Brigade XO wrote:So in the Honorverse we have all sorts of place that have probably been visited but essentialy unknown or forgotten even if there are humans still living there.
We have the now SEM with it's Junction, massive navy with strong tradition and expereince in commerce protection and even more massive merchant marine fleet. And yet while "Manticore" or even the RMN knows about a lot of places and things, it doesn't have or can't seem to access information. Oh it probably has recoreded where pirate bases have been and all sorts of places it's ships have been. It also maintains records and relationships for place it needs to deal with or are interesting for military/polictial/trading reasons, but there is a lot it doesn't know. Like when they were sending out warships for Lacoon II and while the commander we see taking a chain of wormhole bridges knows where they are and something about the closest inhabited systems (from the appendexes of his order) he doesn't have the local detail such as would be provided by local Astro Control. Probably any given MMM star freighter captain or 1st officer (or navigator) will have all sort of information in their memories and probably written down for their own use, much of that is not uploaded to any centralized database.
I am in full agreement with your basic point.

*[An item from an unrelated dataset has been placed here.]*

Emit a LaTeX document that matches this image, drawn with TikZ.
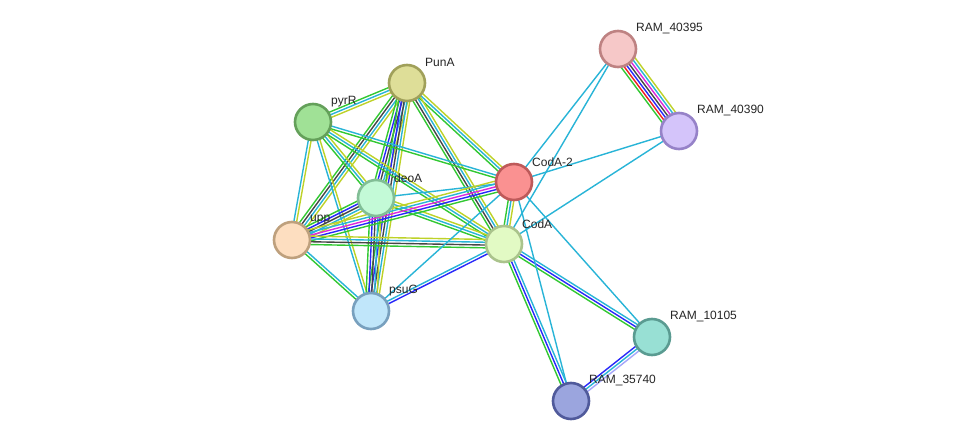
\documentclass[tikz,border=0pt]{standalone}
\usepackage{fontspec}
\setmainfont{Liberation Sans}
\usetikzlibrary{calc}
\pgfdeclarelayer{background}
\pgfsetlayers{background,main}
\definecolor{sgreen}{RGB}{50,200,50}
\definecolor{sred}{RGB}{240,30,30}
\definecolor{sblue}{RGB}{40,40,250}
\definecolor{sblack}{RGB}{70,70,70}
\definecolor{smag}{RGB}{220,40,220}
\definecolor{scyan}{RGB}{40,180,215}
\definecolor{syel}{RGB}{190,210,40}
\definecolor{slav}{RGB}{165,165,250}
\tikzset{
  prot/.style={circle, minimum size=36pt, inner sep=0pt, line width=2.6pt},
  plabel/.style={anchor=west, inner sep=0pt, font=\fontsize{12}{14}\selectfont, text=black!85},
  evline/.style={line width=1.4pt},
}
\newcommand\sedge[3]{%
  \foreach \c [count=\k] in {#3} {\xdef\ncols{\k}}%
  \foreach \c [count=\i] in {#3} {%
    \pgfmathsetmacro\off{(\i-(\ncols+1)/2)*2.8}%
    \draw[evline, \c] ($(#1.center)!\off pt!90:(#2.center)$) -- ($(#2.center)!\off pt!-90:(#1.center)$);
  }%
}
\begin{document}
\begin{tikzpicture}[x=1pt, y=-1pt]
\useasboundingbox (0,0) rectangle (975,446);

\node[prot, fill={rgb,255:red,222;green,222;blue,152}, draw={rgb,255:red,160;green,160;blue,90}] (PunA) at (407,83) {};
\node[prot, fill={rgb,255:red,160;green,225;blue,150}, draw={rgb,255:red,100;green,160;blue,90}] (pyrR) at (313,122) {};
\node[prot, fill={rgb,255:red,195;green,250;blue,215}, draw={rgb,255:red,130;green,190;blue,150}] (deoA) at (376,198) {};
\node[prot, fill={rgb,255:red,253;green,222;blue,192}, draw={rgb,255:red,190;green,160;blue,125}] (upp) at (292,240) {};
\node[prot, fill={rgb,255:red,192;green,230;blue,250}, draw={rgb,255:red,120;green,160;blue,190}] (psuG) at (371,311) {};
\node[prot, fill={rgb,255:red,250;green,145;blue,145}, draw={rgb,255:red,190;green,90;blue,90}] (CodA2) at (514,182) {};
\node[prot, fill={rgb,255:red,226;green,250;blue,196}, draw={rgb,255:red,170;green,195;blue,140}] (CodA) at (504,244) {};
\node[prot, fill={rgb,255:red,246;green,200;blue,200}, draw={rgb,255:red,190;green,130;blue,130}] (R40395) at (618,49) {};
\node[prot, fill={rgb,255:red,212;green,196;blue,250}, draw={rgb,255:red,150;green,130;blue,200}] (R40390) at (679,131) {};
\node[prot, fill={rgb,255:red,152;green,224;blue,212}, draw={rgb,255:red,90;green,155;blue,145}] (R10105) at (652,337) {};
\node[prot, fill={rgb,255:red,155;green,165;blue,222}, draw={rgb,255:red,80;green,90;blue,155}] (R35740) at (571,401) {};

\node[plabel] (lPunA) at ($(PunA)+(18,-21)$) {PunA};
\node[plabel] (lpyrR) at ($(pyrR)+(18,-20)$) {pyrR};
\node[plabel] (ldeoA) at ($(deoA)+(18,-20)$) {deoA};
\node[plabel] (lupp) at ($(upp)+(18,-20)$) {upp};
\node[plabel] (lpsuG) at ($(psuG)+(18,-20)$) {psuG};
\node[plabel] (lCodA2) at ($(CodA2)+(18,-20)$) {CodA-2};
\node[plabel] (lCodA) at ($(CodA)+(18,-20)$) {CodA};
\node[plabel] (l40395) at ($(R40395)+(18,-20)$) {RAM\_40395};
\node[plabel] (l40390) at ($(R40390)+(18,-20)$) {RAM\_40390};
\node[plabel] (l10105) at ($(R10105)+(18,-20)$) {RAM\_10105};
\node[plabel] (l35740) at ($(R35740)+(18,-20)$) {RAM\_35740};

\begin{pgfonlayer}{background}
\fill[white] (0,0) rectangle (975,446);
\sedge{PunA}{pyrR}{sgreen,scyan,syel}
\sedge{PunA}{upp}{sgreen,sblack,scyan,syel}
\sedge{PunA}{deoA}{sgreen,sblue,sblack,scyan,syel}
\sedge{PunA}{psuG}{sgreen,sblue,sblack,scyan,syel}
\sedge{PunA}{CodA2}{sgreen,scyan,syel}
\sedge{PunA}{CodA}{sgreen,sblack,scyan,syel}
\sedge{pyrR}{deoA}{sgreen,scyan,syel}
\sedge{pyrR}{upp}{scyan,syel}
\sedge{pyrR}{psuG}{scyan,syel}
\sedge{pyrR}{CodA2}{sgreen,scyan}
\sedge{pyrR}{CodA}{sgreen,scyan,syel}
\sedge{deoA}{upp}{sgreen,sblue,sblack,scyan,syel}
\sedge{deoA}{psuG}{sgreen,sblue,sblack,scyan,syel}
\sedge{deoA}{CodA2}{scyan}
\sedge{deoA}{CodA}{sgreen,scyan,syel}
\sedge{upp}{CodA2}{sgreen,sblue,smag,scyan,syel}
\sedge{upp}{CodA}{sgreen,sblack,scyan,syel}
\sedge{upp}{psuG}{sgreen,scyan}
\sedge{psuG}{CodA2}{scyan}
\sedge{psuG}{CodA}{sblue,scyan}
\sedge{CodA2}{CodA}{sgreen,scyan,syel}
\sedge{CodA2}{R40395}{scyan}
\sedge{CodA2}{R40390}{scyan}
\sedge{CodA}{R40395}{scyan}
\sedge{CodA}{R40390}{scyan}
\sedge{R40395}{R40390}{sgreen,sred,sblue,sblack,smag,scyan,syel}
\sedge{CodA}{R10105}{sgreen,sblue,scyan}
\sedge{CodA}{R35740}{sgreen,sblue,scyan}
\sedge{CodA2}{R10105}{scyan}
\sedge{CodA2}{R35740}{scyan}
\sedge{R10105}{R35740}{sblue,scyan,slav}
\end{pgfonlayer}
\end{tikzpicture}
\end{document}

However, under King Roger, the intelligence service began harvesting all knowledge encountered by the merchant marine. Certainly this was strongly directed at technology, but there was no reason that it could not include astrographic knowledge to build up an atlas of known space. Obviously if merchant ships did not visit, then no knowledge could be returned.
We have discussed at various times the difficulty of finding Darius or Bolthole. I do not think there is a systematic way to uncover them. Even lost colonies are basically impossible to locate, if the organizers had the survey data scrubbed the way that Manticore did. The colony for Calvin's Hope was only located because Haven had a new wormhole and so put more effort into checking what was at the other end.